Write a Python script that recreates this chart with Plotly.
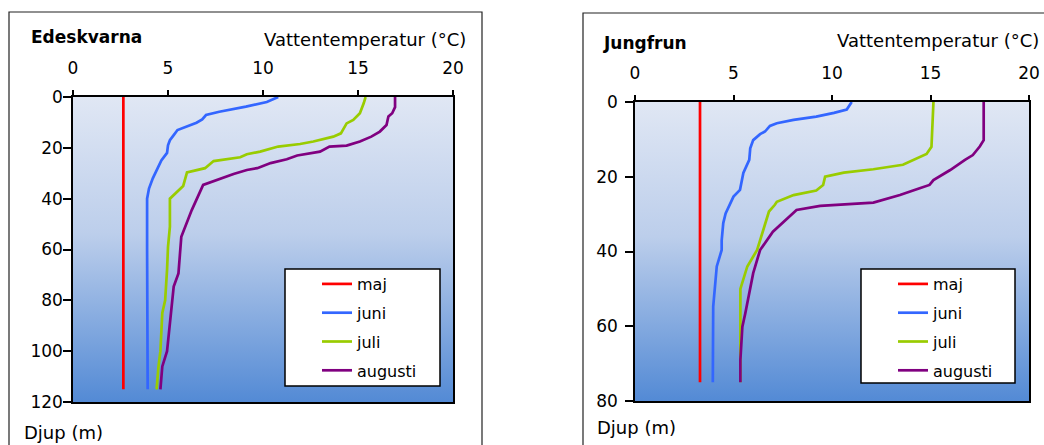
import base64
import plotly.graph_objects as go

W, H = 1044, 445

# ---------------- data: Edeskvarna ----------------
ede_maj_d = [0, 115]
ede_maj_t = [2.65, 2.65]
ede_juni_d = [0, 2, 3.8, 4.5, 5.8, 7.1, 8.8, 10.1, 11, 13, 15, 17, 19, 22, 25, 28, 32, 36, 40, 60, 80, 100, 115]
ede_juni_t = [10.8, 10.2, 9.1, 8.6, 7.7, 7.0, 6.8, 6.5, 6.2, 5.5, 5.3, 5.1, 5.0, 4.95, 4.65, 4.45, 4.2, 4.0, 3.9, 3.9, 3.9, 3.92, 3.93]
ede_juli_d = [0, 2.5, 6.4, 9, 10.4, 14.3, 15.6, 16.6, 17.5, 18.5, 19.5, 21.5, 22.5, 23.7, 25.2, 28, 29.7, 35, 40, 51, 59, 68, 80, 85, 100, 106, 115]
ede_juli_t = [15.4, 15.3, 15.1, 14.75, 14.4, 14.1, 13.7, 13.2, 12.65, 11.95, 10.8, 9.85, 9.15, 8.8, 7.4, 6.95, 6.0, 5.8, 5.1, 5.1, 5.0, 4.95, 4.85, 4.7, 4.6, 4.5, 4.4]
ede_aug_d = [0, 4, 6.4, 7.7, 11, 13.6, 15.6, 17.5, 19.1, 19.5, 21.5, 22, 23, 24.5, 26, 28, 28.7, 30.3, 34.6, 44.5, 55, 69.4, 74.6, 100, 106, 115]
ede_aug_t = [16.95, 16.95, 16.8, 16.6, 16.5, 16.15, 15.7, 15.1, 14.4, 13.5, 13.0, 12.65, 11.8, 11.25, 10.4, 9.7, 9.15, 8.45, 6.85, 6.25, 5.7, 5.55, 5.3, 4.95, 4.7, 4.6]

# ---------------- data: Jungfrun ----------------
jun_maj_d = [0, 75]
jun_maj_t = [3.3, 3.3]
jun_juni_d = [0, 2, 2.9, 3.9, 4.8, 5.7, 6.4, 7.9, 8.6, 10.2, 12.4, 15.5, 19, 23.5, 25.3, 29.8, 32.4, 37, 39.6, 44, 54.7, 75]
jun_juni_t = [11.0, 10.75, 10.1, 9.2, 8.05, 7.2, 6.85, 6.6, 6.35, 6.0, 5.85, 5.8, 5.5, 5.33, 5.0, 4.6, 4.48, 4.4, 4.4, 4.15, 3.97, 3.95]
jun_juli_d = [0, 12, 13.9, 15.3, 16.8, 18, 18.9, 20, 22.2, 23.7, 24.9, 26.7, 27.5, 29.3, 39.6, 44, 50, 60, 75]
jun_juli_t = [15.15, 15.05, 14.8, 14.2, 13.6, 12.1, 10.6, 9.65, 9.55, 9.2, 8.05, 7.2, 7.1, 6.8, 6.2, 5.7, 5.35, 5.35, 5.35]
jun_aug_d = [0, 10.2, 11.9, 14.2, 15.5, 18.2, 20.9, 22.2, 23.1, 24.4, 24.9, 26.9, 27.4, 27.8, 28.9, 34.7, 39.6, 45.8, 56.5, 60.1, 69, 75]
jun_aug_t = [17.7, 17.7, 17.5, 17.15, 16.75, 16.0, 15.15, 14.95, 14.45, 13.8, 13.45, 12.1, 10.6, 9.4, 8.2, 7.0, 6.35, 6.0, 5.6, 5.45, 5.35, 5.35]

months = ["maj", "juni", "juli", "augusti"]
colors = ["#FF0000", "#3366FF", "#99CC00", "#800080"]
x_ticks = [0, 5, 10, 15, 20]

FONT = "DejaVu Sans, Verdana, sans-serif"


def px_x(v):
    return v / W


def px_y(v):
    return 1 - v / H


# plot areas in pixels
L = dict(x0=73, x1=453, y0=97, y1=402)
R = dict(x0=635, x1=1029, y0=102, y1=401)

fig = go.Figure()

ede = [(ede_maj_t, ede_maj_d), (ede_juni_t, ede_juni_d), (ede_juli_t, ede_juli_d), (ede_aug_t, ede_aug_d)]
jun = [(jun_maj_t, jun_maj_d), (jun_juni_t, jun_juni_d), (jun_juli_t, jun_juli_d), (jun_aug_t, jun_aug_d)]

for i, (t, d) in enumerate(ede):
    fig.add_trace(go.Scatter(x=t, y=d, mode="lines", name=months[i],
                             line=dict(color=colors[i], width=2.7),
                             xaxis="x", yaxis="y", legend="legend",
                             legendgroup="a%d" % i))
for i, (t, d) in enumerate(jun):
    fig.add_trace(go.Scatter(x=t, y=d, mode="lines", name=months[i],
                             line=dict(color=colors[i], width=2.7),
                             xaxis="x2", yaxis="y2", legend="legend2",
                             legendgroup="b%d" % i))

axis_common = dict(showgrid=False, zeroline=False, showline=True, linecolor="black",
                   linewidth=1.5, mirror=True, ticks="outside", tickcolor="black",
                   tickwidth=1.5, automargin=False,
                   tickfont=dict(family=FONT, size=17, color="black"))

fig.update_layout(
    width=W, height=H,
    margin=dict(l=0, r=0, t=0, b=0, pad=0, autoexpand=False),
    paper_bgcolor="white",
    plot_bgcolor="rgba(0,0,0,0)",
    font=dict(family=FONT, color="black"),
    xaxis=dict(domain=[px_x(L["x0"]), px_x(L["x1"])], range=[0, 20], tickvals=x_ticks,
               side="top", anchor="y", ticklen=5, ticklabelstandoff=9, **axis_common),
    yaxis=dict(domain=[px_y(L["y1"]), px_y(L["y0"])], range=[120, 0], dtick=20,
               anchor="x", ticklen=8, ticklabelstandoff=-3, **axis_common),
    xaxis2=dict(domain=[px_x(R["x0"]), px_x(R["x1"])], range=[0, 20], tickvals=x_ticks,
                side="top", anchor="y2", ticklen=5, ticklabelstandoff=9, **axis_common),
    yaxis2=dict(domain=[px_y(R["y1"]), px_y(R["y0"])], range=[80, 0], dtick=20,
                anchor="x2", ticklen=8, ticklabelstandoff=4, **axis_common),
    legend=dict(x=px_x(317), y=px_y(267), xanchor="left", yanchor="top",
                bgcolor="rgba(0,0,0,0)", borderwidth=0, tracegroupgap=5,
                font=dict(family=FONT, size=16, color="black")),
    legend2=dict(x=px_x(893), y=px_y(267), xanchor="left", yanchor="top",
                 bgcolor="rgba(0,0,0,0)", borderwidth=0, tracegroupgap=5,
                 font=dict(family=FONT, size=16, color="black")),
    showlegend=True,
)

# gradient background of both plot areas
svg = ('<svg xmlns="http://www.w3.org/2000/svg" width="100" height="100" preserveAspectRatio="none">'
       '<defs><linearGradient id="g" x1="0" y1="0" x2="0" y2="1">'
       '<stop offset="0" stop-color="#E0E7F4"/><stop offset="0.45" stop-color="#BCCEEB"/>'
       '<stop offset="1" stop-color="#538AD5"/></linearGradient></defs>'
       '<rect width="100" height="100" fill="url(#g)"/></svg>')
src = "data:image/svg+xml;base64," + base64.b64encode(svg.encode()).decode()
for P in (L, R):
    fig.add_layout_image(dict(source=src, xref="paper", yref="paper",
                              x=px_x(P["x0"]), y=px_y(P["y0"]),
                              sizex=(P["x1"] - P["x0"]) / W, sizey=(P["y1"] - P["y0"]) / H,
                              xanchor="left", yanchor="top", sizing="stretch", layer="below"))

# outer frames
fig.add_shape(type="rect", xref="paper", yref="paper", x0=px_x(9), x1=px_x(482),
              y0=px_y(12), y1=px_y(460), line=dict(color="#222222", width=1.2))
fig.add_shape(type="rect", xref="paper", yref="paper", x0=px_x(583), x1=px_x(1060),
              y0=px_y(13), y1=px_y(460), line=dict(color="#222222", width=1.2))

# legend boxes
fig.add_shape(type="rect", xref="paper", yref="paper", x0=px_x(285), x1=px_x(440),
              y0=px_y(269), y1=px_y(386), fillcolor="white", line=dict(color="black", width=1.5))
fig.add_shape(type="rect", xref="paper", yref="paper", x0=px_x(861), x1=px_x(1015),
              y0=px_y(269), y1=px_y(383), fillcolor="white", line=dict(color="black", width=1.5))

def ann(text, x, y, anchor, bold=False, size=18):
    fig.add_annotation(text="<b>%s</b>" % text if bold else text, xref="paper", yref="paper",
                       x=px_x(x), y=px_y(y), xanchor=anchor, yanchor="middle", showarrow=False,
                       font=dict(family=FONT, size=size, color="black"))

ann("Edeskvarna", 29, 37, "left", bold=True, size=17)
ann("Vattentemperatur (°C)", 468, 39, "right")
ann("Djup (m)", 22, 432, "left")
ann("Jungfrun", 601, 43, "left", bold=True, size=17)
ann("Vattentemperatur (°C)", 1041, 40, "right")
ann("Djup (m)", 595, 427, "left")

fig.write_html("out.html", config={"responsive": False, "displayModeBar": False},
               post_script="document.body.style.margin='0';document.body.style.overflow='hidden';")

++++++++

## DIRECTIONS FOR THIS TASK
Your task is to return the lines above, from the first one up to and including the line containing "4.95, 4.7, 4.6]", minus any pictures.

## TASK OUTPUT
Write a Python script that recreates this chart with Plotly.
import base64
import plotly.graph_objects as go

W, H = 1044, 445

# ---------------- data: Edeskvarna ----------------
ede_maj_d = [0, 115]
ede_maj_t = [2.65, 2.65]
ede_juni_d = [0, 2, 3.8, 4.5, 5.8, 7.1, 8.8, 10.1, 11, 13, 15, 17, 19, 22, 25, 28, 32, 36, 40, 60, 80, 100, 115]
ede_juni_t = [10.8, 10.2, 9.1, 8.6, 7.7, 7.0, 6.8, 6.5, 6.2, 5.5, 5.3, 5.1, 5.0, 4.95, 4.65, 4.45, 4.2, 4.0, 3.9, 3.9, 3.9, 3.92, 3.93]
ede_juli_d = [0, 2.5, 6.4, 9, 10.4, 14.3, 15.6, 16.6, 17.5, 18.5, 19.5, 21.5, 22.5, 23.7, 25.2, 28, 29.7, 35, 40, 51, 59, 68, 80, 85, 100, 106, 115]
ede_juli_t = [15.4, 15.3, 15.1, 14.75, 14.4, 14.1, 13.7, 13.2, 12.65, 11.95, 10.8, 9.85, 9.15, 8.8, 7.4, 6.95, 6.0, 5.8, 5.1, 5.1, 5.0, 4.95, 4.85, 4.7, 4.6, 4.5, 4.4]
ede_aug_d = [0, 4, 6.4, 7.7, 11, 13.6, 15.6, 17.5, 19.1, 19.5, 21.5, 22, 23, 24.5, 26, 28, 28.7, 30.3, 34.6, 44.5, 55, 69.4, 74.6, 100, 106, 115]
ede_aug_t = [16.95, 16.95, 16.8, 16.6, 16.5, 16.15, 15.7, 15.1, 14.4, 13.5, 13.0, 12.65, 11.8, 11.25, 10.4, 9.7, 9.15, 8.45, 6.85, 6.25, 5.7, 5.55, 5.3, 4.95, 4.7, 4.6]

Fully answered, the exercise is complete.